▸ Brief
In your copy, leave out the pictures; write out all the data exactly.

▸ Listed entries
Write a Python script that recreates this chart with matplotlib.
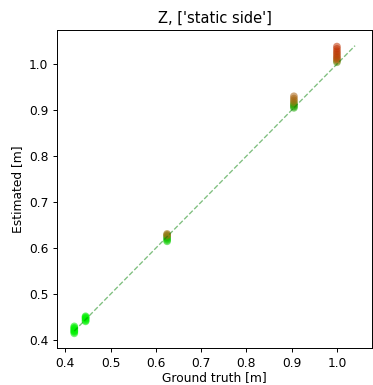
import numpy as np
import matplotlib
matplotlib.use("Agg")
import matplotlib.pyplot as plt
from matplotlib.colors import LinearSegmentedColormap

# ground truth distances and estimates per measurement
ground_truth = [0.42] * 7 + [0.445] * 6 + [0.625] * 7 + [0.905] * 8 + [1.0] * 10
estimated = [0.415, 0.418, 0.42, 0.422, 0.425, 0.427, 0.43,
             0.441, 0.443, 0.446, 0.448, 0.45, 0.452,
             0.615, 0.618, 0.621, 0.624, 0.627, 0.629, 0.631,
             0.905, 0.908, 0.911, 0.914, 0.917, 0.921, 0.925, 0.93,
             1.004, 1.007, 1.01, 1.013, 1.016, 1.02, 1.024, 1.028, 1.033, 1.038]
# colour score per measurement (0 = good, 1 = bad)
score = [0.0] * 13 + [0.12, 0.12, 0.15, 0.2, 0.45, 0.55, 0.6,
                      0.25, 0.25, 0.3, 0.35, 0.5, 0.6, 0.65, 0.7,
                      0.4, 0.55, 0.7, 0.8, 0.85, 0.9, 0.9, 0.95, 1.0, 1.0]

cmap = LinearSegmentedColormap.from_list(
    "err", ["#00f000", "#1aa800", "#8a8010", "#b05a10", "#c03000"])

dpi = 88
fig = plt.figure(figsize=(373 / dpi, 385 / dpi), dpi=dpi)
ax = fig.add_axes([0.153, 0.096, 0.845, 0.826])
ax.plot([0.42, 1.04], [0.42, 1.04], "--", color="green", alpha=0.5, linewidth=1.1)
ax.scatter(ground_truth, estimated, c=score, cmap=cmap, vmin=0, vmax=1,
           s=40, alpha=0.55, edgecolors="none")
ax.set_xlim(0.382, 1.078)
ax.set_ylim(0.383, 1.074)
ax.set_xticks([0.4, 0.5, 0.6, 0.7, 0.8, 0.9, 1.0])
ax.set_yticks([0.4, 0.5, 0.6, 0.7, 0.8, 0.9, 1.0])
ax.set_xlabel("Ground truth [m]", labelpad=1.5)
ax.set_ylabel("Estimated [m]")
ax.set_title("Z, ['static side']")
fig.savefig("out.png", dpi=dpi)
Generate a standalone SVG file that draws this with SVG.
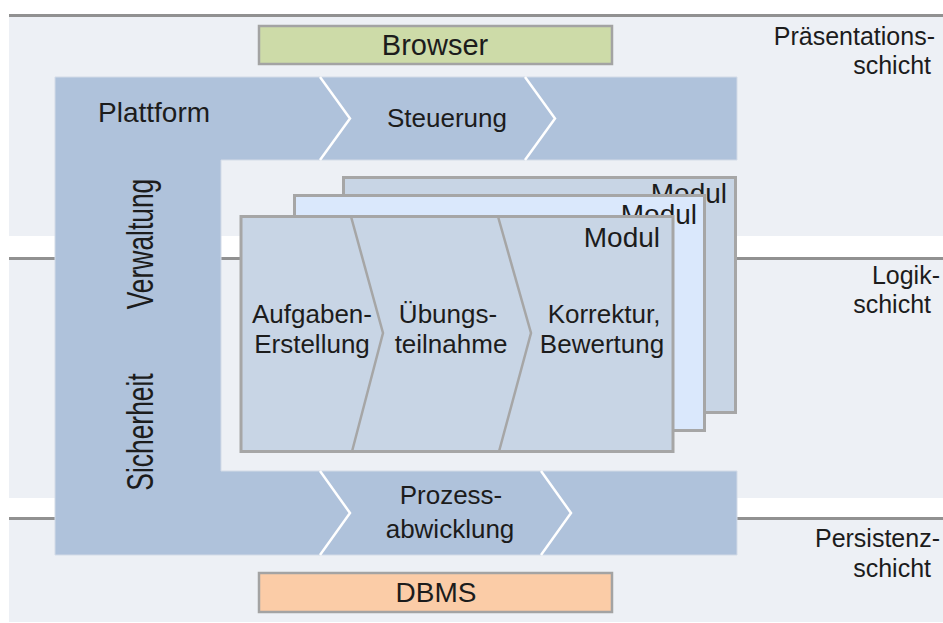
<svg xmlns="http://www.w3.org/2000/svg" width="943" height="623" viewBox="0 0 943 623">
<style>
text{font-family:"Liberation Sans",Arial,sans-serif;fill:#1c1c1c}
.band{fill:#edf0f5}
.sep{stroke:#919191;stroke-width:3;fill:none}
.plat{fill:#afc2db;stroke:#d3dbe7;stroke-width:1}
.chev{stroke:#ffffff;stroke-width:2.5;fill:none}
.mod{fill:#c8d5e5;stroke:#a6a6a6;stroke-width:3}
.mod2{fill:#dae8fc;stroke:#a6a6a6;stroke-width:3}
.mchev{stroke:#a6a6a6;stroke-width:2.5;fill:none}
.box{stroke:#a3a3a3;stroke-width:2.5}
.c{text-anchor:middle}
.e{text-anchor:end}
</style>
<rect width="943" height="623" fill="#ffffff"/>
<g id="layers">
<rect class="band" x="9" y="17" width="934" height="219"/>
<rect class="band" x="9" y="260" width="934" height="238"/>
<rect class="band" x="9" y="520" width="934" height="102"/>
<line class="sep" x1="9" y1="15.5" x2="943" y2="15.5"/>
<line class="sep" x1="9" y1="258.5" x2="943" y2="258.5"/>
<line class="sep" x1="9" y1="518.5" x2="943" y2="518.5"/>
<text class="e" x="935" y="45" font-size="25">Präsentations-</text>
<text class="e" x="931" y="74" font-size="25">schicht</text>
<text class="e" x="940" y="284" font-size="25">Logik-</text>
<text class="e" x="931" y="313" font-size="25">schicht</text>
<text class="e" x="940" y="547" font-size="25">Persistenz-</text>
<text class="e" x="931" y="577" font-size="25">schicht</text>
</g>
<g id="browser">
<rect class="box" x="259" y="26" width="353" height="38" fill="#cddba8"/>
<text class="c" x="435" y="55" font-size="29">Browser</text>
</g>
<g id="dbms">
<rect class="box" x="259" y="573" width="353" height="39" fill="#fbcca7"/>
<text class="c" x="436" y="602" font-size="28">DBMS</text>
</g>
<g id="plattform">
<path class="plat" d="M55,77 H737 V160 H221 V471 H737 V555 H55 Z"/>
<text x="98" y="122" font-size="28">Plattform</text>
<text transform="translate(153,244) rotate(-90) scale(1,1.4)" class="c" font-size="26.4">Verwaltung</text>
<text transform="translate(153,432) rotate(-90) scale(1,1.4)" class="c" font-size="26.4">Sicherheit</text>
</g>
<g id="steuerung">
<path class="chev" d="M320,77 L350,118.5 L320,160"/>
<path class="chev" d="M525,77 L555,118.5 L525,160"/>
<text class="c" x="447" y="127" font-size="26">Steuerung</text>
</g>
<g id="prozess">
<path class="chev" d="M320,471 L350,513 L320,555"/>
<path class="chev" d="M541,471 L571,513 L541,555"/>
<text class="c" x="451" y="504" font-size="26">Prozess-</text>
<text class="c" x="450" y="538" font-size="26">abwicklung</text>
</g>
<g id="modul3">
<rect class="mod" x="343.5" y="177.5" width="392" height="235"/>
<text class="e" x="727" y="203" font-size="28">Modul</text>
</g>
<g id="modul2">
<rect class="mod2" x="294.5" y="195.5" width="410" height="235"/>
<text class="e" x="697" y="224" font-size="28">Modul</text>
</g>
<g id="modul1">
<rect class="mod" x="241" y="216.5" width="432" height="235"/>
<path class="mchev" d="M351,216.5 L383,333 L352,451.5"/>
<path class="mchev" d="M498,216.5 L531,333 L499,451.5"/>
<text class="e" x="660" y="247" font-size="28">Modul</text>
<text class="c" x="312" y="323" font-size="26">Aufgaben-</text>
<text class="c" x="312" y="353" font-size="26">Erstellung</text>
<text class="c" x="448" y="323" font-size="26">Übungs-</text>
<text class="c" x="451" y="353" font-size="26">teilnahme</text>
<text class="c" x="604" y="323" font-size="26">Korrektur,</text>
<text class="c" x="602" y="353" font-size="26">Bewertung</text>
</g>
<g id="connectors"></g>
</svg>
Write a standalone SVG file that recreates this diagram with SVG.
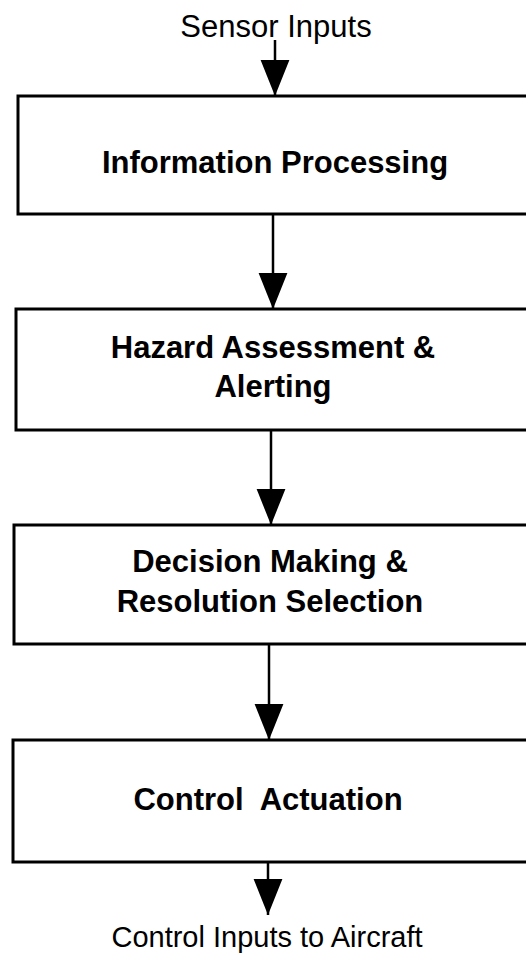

▸ Worked solution
Write a Python script that recreates this chart with matplotlib.
import numpy as np
import matplotlib
matplotlib.use("Agg")
import matplotlib.pyplot as plt
from matplotlib.colors import LinearSegmentedColormap

# ground truth distances and estimates per measurement
ground_truth = [0.42] * 7 + [0.445] * 6 + [0.625] * 7 + [0.905] * 8 + [1.0] * 10
estimated = [0.415, 0.418, 0.42, 0.422, 0.425, 0.427, 0.43,
             0.441, 0.443, 0.446, 0.448, 0.45, 0.452,
             0.615, 0.618, 0.621, 0.624, 0.627, 0.629, 0.631,
             0.905, 0.908, 0.911, 0.914, 0.917, 0.921, 0.925, 0.93,
             1.004, 1.007, 1.01, 1.013, 1.016, 1.02, 1.024, 1.028, 1.033, 1.038]
# colour score per measurement (0 = good, 1 = bad)
score = [0.0] * 13 + [0.12, 0.12, 0.15, 0.2, 0.45, 0.55, 0.6,
                      0.25, 0.25, 0.3, 0.35, 0.5, 0.6, 0.65, 0.7,
                      0.4, 0.55, 0.7, 0.8, 0.85, 0.9, 0.9, 0.95, 1.0, 1.0]

cmap = LinearSegmentedColormap.from_list(
    "err", ["#00f000", "#1aa800", "#8a8010", "#b05a10", "#c03000"])

dpi = 88
fig = plt.figure(figsize=(373 / dpi, 385 / dpi), dpi=dpi)
ax = fig.add_axes([0.153, 0.096, 0.845, 0.826])
ax.plot([0.42, 1.04], [0.42, 1.04], "--", color="green", alpha=0.5, linewidth=1.1)
ax.scatter(ground_truth, estimated, c=score, cmap=cmap, vmin=0, vmax=1,
           s=40, alpha=0.55, edgecolors="none")
ax.set_xlim(0.382, 1.078)
ax.set_ylim(0.383, 1.074)
ax.set_xticks([0.4, 0.5, 0.6, 0.7, 0.8, 0.9, 1.0])
ax.set_yticks([0.4, 0.5, 0.6, 0.7, 0.8, 0.9, 1.0])
ax.set_xlabel("Ground truth [m]", labelpad=1.5)
ax.set_ylabel("Estimated [m]")
ax.set_title("Z, ['static side']")
fig.savefig("out.png", dpi=dpi)
Generate a standalone SVG file that draws this with SVG.
<svg xmlns="http://www.w3.org/2000/svg" width="943" height="623" viewBox="0 0 943 623">
<style>
text{font-family:"Liberation Sans",Arial,sans-serif;fill:#1c1c1c}
.band{fill:#edf0f5}
.sep{stroke:#919191;stroke-width:3;fill:none}
.plat{fill:#afc2db;stroke:#d3dbe7;stroke-width:1}
.chev{stroke:#ffffff;stroke-width:2.5;fill:none}
.mod{fill:#c8d5e5;stroke:#a6a6a6;stroke-width:3}
.mod2{fill:#dae8fc;stroke:#a6a6a6;stroke-width:3}
.mchev{stroke:#a6a6a6;stroke-width:2.5;fill:none}
.box{stroke:#a3a3a3;stroke-width:2.5}
.c{text-anchor:middle}
.e{text-anchor:end}
</style>
<rect width="943" height="623" fill="#ffffff"/>
<g id="layers">
<rect class="band" x="9" y="17" width="934" height="219"/>
<rect class="band" x="9" y="260" width="934" height="238"/>
<rect class="band" x="9" y="520" width="934" height="102"/>
<line class="sep" x1="9" y1="15.5" x2="943" y2="15.5"/>
<line class="sep" x1="9" y1="258.5" x2="943" y2="258.5"/>
<line class="sep" x1="9" y1="518.5" x2="943" y2="518.5"/>
<text class="e" x="935" y="45" font-size="25">Präsentations-</text>
<text class="e" x="931" y="74" font-size="25">schicht</text>
<text class="e" x="940" y="284" font-size="25">Logik-</text>
<text class="e" x="931" y="313" font-size="25">schicht</text>
<text class="e" x="940" y="547" font-size="25">Persistenz-</text>
<text class="e" x="931" y="577" font-size="25">schicht</text>
</g>
<g id="browser">
<rect class="box" x="259" y="26" width="353" height="38" fill="#cddba8"/>
<text class="c" x="435" y="55" font-size="29">Browser</text>
</g>
<g id="dbms">
<rect class="box" x="259" y="573" width="353" height="39" fill="#fbcca7"/>
<text class="c" x="436" y="602" font-size="28">DBMS</text>
</g>
<g id="plattform">
<path class="plat" d="M55,77 H737 V160 H221 V471 H737 V555 H55 Z"/>
<text x="98" y="122" font-size="28">Plattform</text>
<text transform="translate(153,244) rotate(-90) scale(1,1.4)" class="c" font-size="26.4">Verwaltung</text>
<text transform="translate(153,432) rotate(-90) scale(1,1.4)" class="c" font-size="26.4">Sicherheit</text>
</g>
<g id="steuerung">
<path class="chev" d="M320,77 L350,118.5 L320,160"/>
<path class="chev" d="M525,77 L555,118.5 L525,160"/>
<text class="c" x="447" y="127" font-size="26">Steuerung</text>
</g>
<g id="prozess">
<path class="chev" d="M320,471 L350,513 L320,555"/>
<path class="chev" d="M541,471 L571,513 L541,555"/>
<text class="c" x="451" y="504" font-size="26">Prozess-</text>
<text class="c" x="450" y="538" font-size="26">abwicklung</text>
</g>
<g id="modul3">
<rect class="mod" x="343.5" y="177.5" width="392" height="235"/>
<text class="e" x="727" y="203" font-size="28">Modul</text>
</g>
<g id="modul2">
<rect class="mod2" x="294.5" y="195.5" width="410" height="235"/>
<text class="e" x="697" y="224" font-size="28">Modul</text>
</g>
<g id="modul1">
<rect class="mod" x="241" y="216.5" width="432" height="235"/>
<path class="mchev" d="M351,216.5 L383,333 L352,451.5"/>
<path class="mchev" d="M498,216.5 L531,333 L499,451.5"/>
<text class="e" x="660" y="247" font-size="28">Modul</text>
<text class="c" x="312" y="323" font-size="26">Aufgaben-</text>
<text class="c" x="312" y="353" font-size="26">Erstellung</text>
<text class="c" x="448" y="323" font-size="26">Übungs-</text>
<text class="c" x="451" y="353" font-size="26">teilnahme</text>
<text class="c" x="604" y="323" font-size="26">Korrektur,</text>
<text class="c" x="602" y="353" font-size="26">Bewertung</text>
</g>
<g id="connectors"></g>
</svg>
Write a standalone SVG file that recreates this diagram with SVG.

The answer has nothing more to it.